Ricorda Emilio Ghione: “in Francia trionfava allora Arsenio Lupin, il ladro gentiluomo. Bisognava, per onore della nostra produzione, contrapporre un altro personaggio equivalente. Mi venne l’idea di crearne uno col nome di Za-la-Mort, che nel gergo degli apaches vuol dire Viva la Morte. Se Lupin fu un ladro gentiluomo, io fui un apache sentimentale di nobili sensi. Vivevo nella violenza, ma odiavo la bruttura; amavo le viole e i poveri. Sapevo intene­rirmi a tempo e luogo. L’apache romantico, in una parola”. I Topi grigi in otto serie, i cui titoli, suonavano in questo modo,- I) La busta nera, II) La tortura, III) Il covo, IV) La rete di corda, V) La corsa al milione, VI) Aristocrazia canaglia, VII) 6000 wolts, VIII) A mezza quaresima, sono una serie interminabile di avventure: nei bassifondi, in misere soffitte, in ambienti strani e senza volto dove una banda di furfanti, “i topi grigi”, saccheggiano e rubano, op­primendo anime povere e innocenti, con la frode e con la viltà. Di fronte a loro sta Za-la-Mort, il ladro generoso, che, se è con loro d’accordo circa la  “professione”, non ne condivide tuttavia i si­stemi. Una volta Za-la-Mort incontra Leo, un povero ragazzo che mendica per le vie; su di lui trova il tatuaggio dei  topi grigi” e viene a sapere che egli è stato rapito fanciullo da costoro e tenuto schiavo fino allora. Da questo momento Za-Ia-Mort, che era stato invitato da Grigione, il capo della banda, a partecipare a un impor­tante furto, decide di proteggere il ragazzo e di restituirgli il pa­trimonio di cui egli è l’erede e di cui vogliono depredarlo. Si impossessa di documenti che comprovano l’origine di Leo e che an­che i “topi grigi” ricercavano. Questì perseguitano allora Za-la­Mort, riescono a catturarlo e lo torturano; gli incendiano la piccola casetta rustica e gli rapiscono la compagna Za-la-Vie (che era l’at­trice Kally Sambucini), la vecchia madre e Leo. Comincia allora la vendetta del generoso ladro che libera infine il ragazzo e le due donne, mentre i “topi grigi” cadono nelle mani della polizia.

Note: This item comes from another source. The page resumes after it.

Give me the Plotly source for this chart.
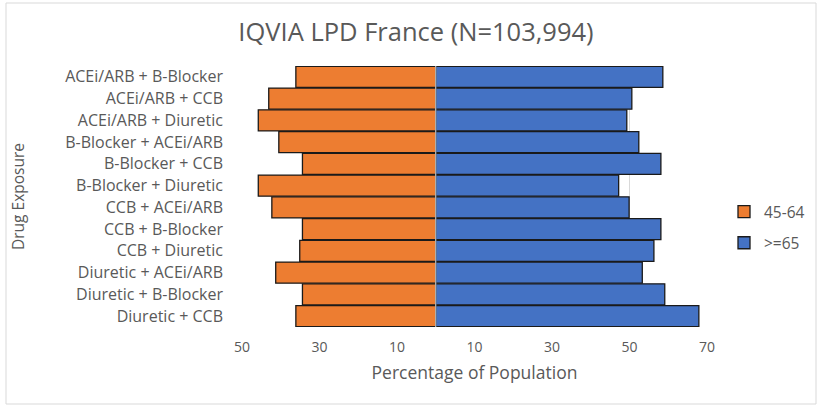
import plotly.graph_objects as go

drugs = [
    "ACEi/ARB + B-Blocker",
    "ACEi/ARB + CCB",
    "ACEi/ARB + Diuretic",
    "B-Blocker + ACEi/ARB",
    "B-Blocker + CCB",
    "B-Blocker + Diuretic",
    "CCB + ACEi/ARB",
    "CCB + B-Blocker",
    "CCB + Diuretic",
    "Diuretic + ACEi/ARB",
    "Diuretic + B-Blocker",
    "Diuretic + CCB",
]
age_45_64 = [36.1, 43.1, 45.8, 40.5, 34.4, 45.8, 42.3, 34.4, 35.1, 41.3, 34.4, 36.1]
age_65_plus = [58.6, 50.6, 49.3, 52.4, 58.1, 47.2, 49.9, 58.1, 56.3, 53.3, 59.1, 67.9]

tick_vals = [-50, -30, -10, 10, 30, 50, 70]
tick_text = ["50", "30", "10", "10", "30", "50", "70"]

grey = "#595959"
font = "Open Sans"

fig = go.Figure()
fig.add_trace(go.Bar(
    y=drugs, x=[-v for v in age_45_64], orientation="h", name="45-64",
    marker=dict(color="#ED7D31", line=dict(color="#1a1a1a", width=1.3)),
    legendgroup="a", hoverinfo="skip",
))
fig.add_trace(go.Bar(
    y=drugs, x=age_65_plus, orientation="h", name=">=65",
    marker=dict(color="#4472C4", line=dict(color="#1a1a1a", width=1.3)),
    legendgroup="b", hoverinfo="skip",
))

# plot area: left 242, width 465, top 66, height 261
L, W, T, H = 242, 465, 66, 261


def px_x(p):
    return (p - L) / W


def px_y(p):
    return (T + H - p) / H


fig.update_layout(
    width=817, height=406,
    margin=dict(l=L, r=817 - L - W, t=T, b=406 - T - H, autoexpand=False),
    paper_bgcolor="white", plot_bgcolor="white",
    barmode="relative", bargap=0.03,
    font=dict(family=font, size=15.5, color=grey),
    title=dict(text="IQVIA LPD France (N=103,994)", x=416 / 817, xanchor="center",
               y=1 - 32 / 406, yanchor="middle",
               font=dict(family=font, size=25.5, color=grey)),
    xaxis=dict(range=[-50, 70], tickvals=tick_vals, ticktext=tick_text,
               showgrid=True, gridcolor="#d9d9d9", gridwidth=1, zeroline=False,
               ticks="", tickfont=dict(size=14, color=grey), ticklabelstandoff=10,
               title=dict(text="Percentage of Population", font=dict(size=17.5, color=grey),
                          standoff=11)),
    yaxis=dict(autorange="reversed", showgrid=False, ticks="",
               tickfont=dict(size=16, color=grey), ticklabelstandoff=18),
    legend=dict(x=px_x(724), y=px_y(195), xanchor="left", yanchor="top",
                font=dict(size=15.5, color=grey), tracegroupgap=8,
                traceorder="grouped", itemwidth=30),
    showlegend=True,
    shapes=[
        dict(type="line", xref="x", yref="paper", x0=0, x1=0, y0=0, y1=1,
             line=dict(color="#e0e0e0", width=1), layer="above"),
        dict(type="rect", xref="paper", yref="paper",
             x0=px_x(6), x1=px_x(816), y0=px_y(404), y1=px_y(3),
             line=dict(color="#d9d9d9", width=1), layer="below"),
    ],
    annotations=[
        dict(text="Drug Exposure", textangle=-90, xref="paper", yref="paper",
             x=px_x(18), y=px_y(197), xanchor="center", yanchor="middle",
             showarrow=False, font=dict(size=15.5, color=grey)),
    ],
)

# the page's default body margin would shift the figure by 8px
fig.write_html("out.html", config={"displayModeBar": False},
               post_script="document.body.style.margin = '0';")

Su questo tono si svolgevano gli otto episodi dei film, sino a quando la banda perdeva definitivamente la partita e Za-la-Mort trionfava. Il personaggio era vivamente creato da Emilio Ghigne; un’atmosfera ingenua e onesta informava tutte queste avventure che interessavano e spesso entusiasmavano il pubblico, e che sono nostalgicamente legate ai nostri ricordi d’infanzia.